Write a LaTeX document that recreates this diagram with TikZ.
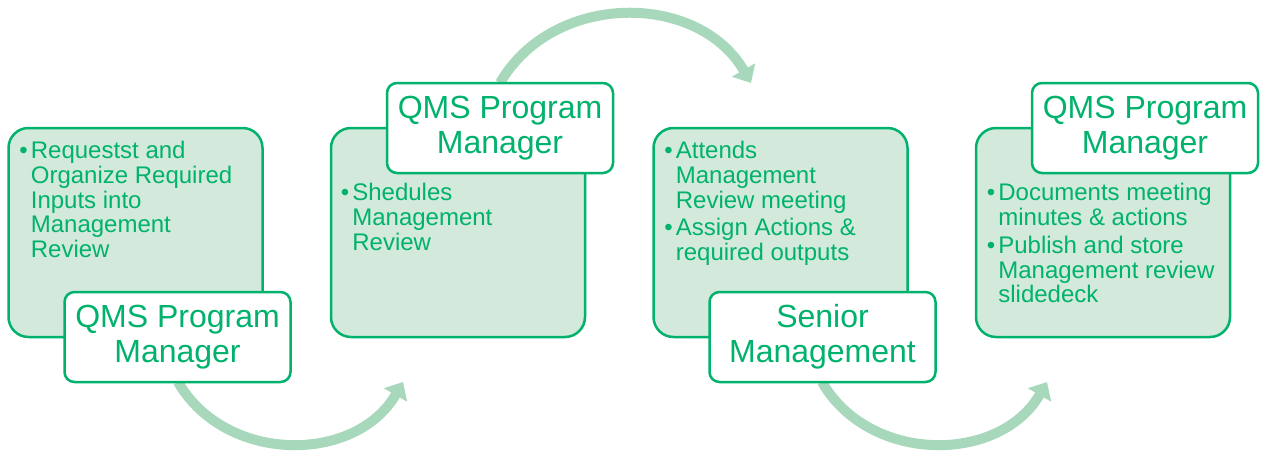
\documentclass[tikz,border=0pt]{standalone}
\usepackage{fontspec}
\setmainfont{Liberation Sans}
\usetikzlibrary{positioning, arrows.meta}
\definecolor{qmsgreen}{HTML}{00B26B}
\definecolor{qmsfill}{HTML}{D2E9DC}
\definecolor{qmsarrow}{HTML}{A8D8BB}
\newcommand{\bul}{\textbullet}

\begin{document}
\begin{tikzpicture}[x=1pt, y=1pt,
     node distance = 66pt,
        box/.style = {rectangle, rounded corners=20pt, draw=qmsgreen, line width=2.5pt,
                      fill=qmsfill, minimum width=254pt, minimum height=209pt, inner sep=0pt},
       hbox/.style = {rectangle, rounded corners=10pt, draw=qmsgreen, line width=2.5pt,
                      fill=white, minimum width=226pt, minimum height=90pt, inner sep=0pt,
                      align=center, text=qmsgreen, font=\fontsize{32}{35}\selectfont,
                      execute at begin node={\rule{0pt}{30pt}}},
        txt/.style = {anchor=north west, inner sep=0pt, text=qmsgreen,
                      font=\fontsize{24}{24.5}\selectfont},
       flow/.style = {draw=qmsarrow, line width=10pt, looseness=1.08,
                      -{Triangle[width=26pt,length=15pt]}}
                        ]
\useasboundingbox (0,0) rectangle (1261,451);
% boxes
\node (box1) [box] at (135.5,218.5) {};
\node (box2) [box, right=of box1] {};
\node (box3) [box, right=of box2] {};
\node (box4) [box, right=of box3] {};
% box texts
\node (in1) [txt] at ([shift={(12,-14.5)}]box1.north west) {%
  \begin{tabular}{@{}l@{\hspace{3pt}}l@{}}
  \bul & Requestst and\\ & Organize Required\\ & Inputs into\\ & Management\\ & Review
  \end{tabular}};
\node (in2) [txt] at ([shift={(11,-56.5)}]box2.north west) {%
  \begin{tabular}{@{}l@{\hspace{3pt}}l@{}}
  \bul & Shedules\\ & Management\\ & Review
  \end{tabular}};
\node (in3) [txt] at ([shift={(12,-14.5)}]box3.north west) {%
  \begin{tabular}{@{}l@{\hspace{3pt}}l@{}}
  \bul & Attends\\ & Management\\ & Review meeting\\[3pt]
  \bul & Assign Actions \&\\ & required outputs
  \end{tabular}};
\node (in4) [txt] at ([shift={(12,-56.5)}]box4.north west) {%
  \begin{tabular}{@{}l@{\hspace{3pt}}l@{}}
  \bul & Documents meeting\\ & minutes \& actions\\[3pt]
  \bul & Publish and store\\ & Management review\\ & slidedeck
  \end{tabular}};
% arrows, drawn before the headers
\coordinate (s1) at (178,69);
\coordinate (e1) at (403,69);
\coordinate (s2) at (500,368);
\coordinate (e2) at (751,368);
\coordinate (s3) at (822,69);
\coordinate (e3) at (1047,69);
\draw[flow] (s1) to[out=-60, in=-120] (e1);
\draw[flow] (s2) to[out=60, in=120] (e2);
\draw[flow] (s3) to[out=-60, in=-120] (e3);
% headers
\node (mgr1) [hbox, anchor=south east] at ([shift={(28,-45)}]box1.south east) {QMS Program\\Manager};
\node (mgr2) [hbox, anchor=north east] at ([shift={(28,45)}]box2.north east) {QMS Program\\Manager};
\node (snr3) [hbox, anchor=south east] at ([shift={(28,-45)}]box3.south east) {Senior\\Management};
\node (mgr4) [hbox, anchor=north east] at ([shift={(28,45)}]box4.north east) {QMS Program\\Manager};
\end{tikzpicture}
\end{document}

------------------------------------------------------------------------

▶ _What is needed_: Return all of the data exactly as written, and drop the pictures.

▶ _Worked solution_:
Write a LaTeX document that recreates this diagram with TikZ.
\documentclass[tikz,border=0pt]{standalone}
\usepackage{fontspec}
\setmainfont{Liberation Sans}
\usetikzlibrary{positioning, arrows.meta}
\definecolor{qmsgreen}{HTML}{00B26B}
\definecolor{qmsfill}{HTML}{D2E9DC}
\definecolor{qmsarrow}{HTML}{A8D8BB}
\newcommand{\bul}{\textbullet}

\begin{document}
\begin{tikzpicture}[x=1pt, y=1pt,
     node distance = 66pt,
        box/.style = {rectangle, rounded corners=20pt, draw=qmsgreen, line width=2.5pt,
                      fill=qmsfill, minimum width=254pt, minimum height=209pt, inner sep=0pt},
       hbox/.style = {rectangle, rounded corners=10pt, draw=qmsgreen, line width=2.5pt,
                      fill=white, minimum width=226pt, minimum height=90pt, inner sep=0pt,
                      align=center, text=qmsgreen, font=\fontsize{32}{35}\selectfont,
                      execute at begin node={\rule{0pt}{30pt}}},
        txt/.style = {anchor=north west, inner sep=0pt, text=qmsgreen,
                      font=\fontsize{24}{24.5}\selectfont},
       flow/.style = {draw=qmsarrow, line width=10pt, looseness=1.08,
                      -{Triangle[width=26pt,length=15pt]}}
                        ]
\useasboundingbox (0,0) rectangle (1261,451);
% boxes
\node (box1) [box] at (135.5,218.5) {};
\node (box2) [box, right=of box1] {};
\node (box3) [box, right=of box2] {};
\node (box4) [box, right=of box3] {};
% box texts
\node (in1) [txt] at ([shift={(12,-14.5)}]box1.north west) {%
  \begin{tabular}{@{}l@{\hspace{3pt}}l@{}}
  \bul & Requestst and\\ & Organize Required\\ & Inputs into\\ & Management\\ & Review
  \end{tabular}};
\node (in2) [txt] at ([shift={(11,-56.5)}]box2.north west) {%
  \begin{tabular}{@{}l@{\hspace{3pt}}l@{}}
  \bul & Shedules\\ & Management\\ & Review
  \end{tabular}};
\node (in3) [txt] at ([shift={(12,-14.5)}]box3.north west) {%
  \begin{tabular}{@{}l@{\hspace{3pt}}l@{}}
  \bul & Attends\\ & Management\\ & Review meeting\\[3pt]
  \bul & Assign Actions \&\\ & required outputs
  \end{tabular}};
\node (in4) [txt] at ([shift={(12,-56.5)}]box4.north west) {%
  \begin{tabular}{@{}l@{\hspace{3pt}}l@{}}
  \bul & Documents meeting\\ & minutes \& actions\\[3pt]
  \bul & Publish and store\\ & Management review\\ & slidedeck
  \end{tabular}};
% arrows, drawn before the headers
\coordinate (s1) at (178,69);
\coordinate (e1) at (403,69);
\coordinate (s2) at (500,368);
\coordinate (e2) at (751,368);
\coordinate (s3) at (822,69);
\coordinate (e3) at (1047,69);
\draw[flow] (s1) to[out=-60, in=-120] (e1);
\draw[flow] (s2) to[out=60, in=120] (e2);
\draw[flow] (s3) to[out=-60, in=-120] (e3);
% headers
\node (mgr1) [hbox, anchor=south east] at ([shift={(28,-45)}]box1.south east) {QMS Program\\Manager};
\node (mgr2) [hbox, anchor=north east] at ([shift={(28,45)}]box2.north east) {QMS Program\\Manager};
\node (snr3) [hbox, anchor=south east] at ([shift={(28,-45)}]box3.south east) {Senior\\Management};
\node (mgr4) [hbox, anchor=north east] at ([shift={(28,45)}]box4.north east) {QMS Program\\Manager};
\end{tikzpicture}
\end{document}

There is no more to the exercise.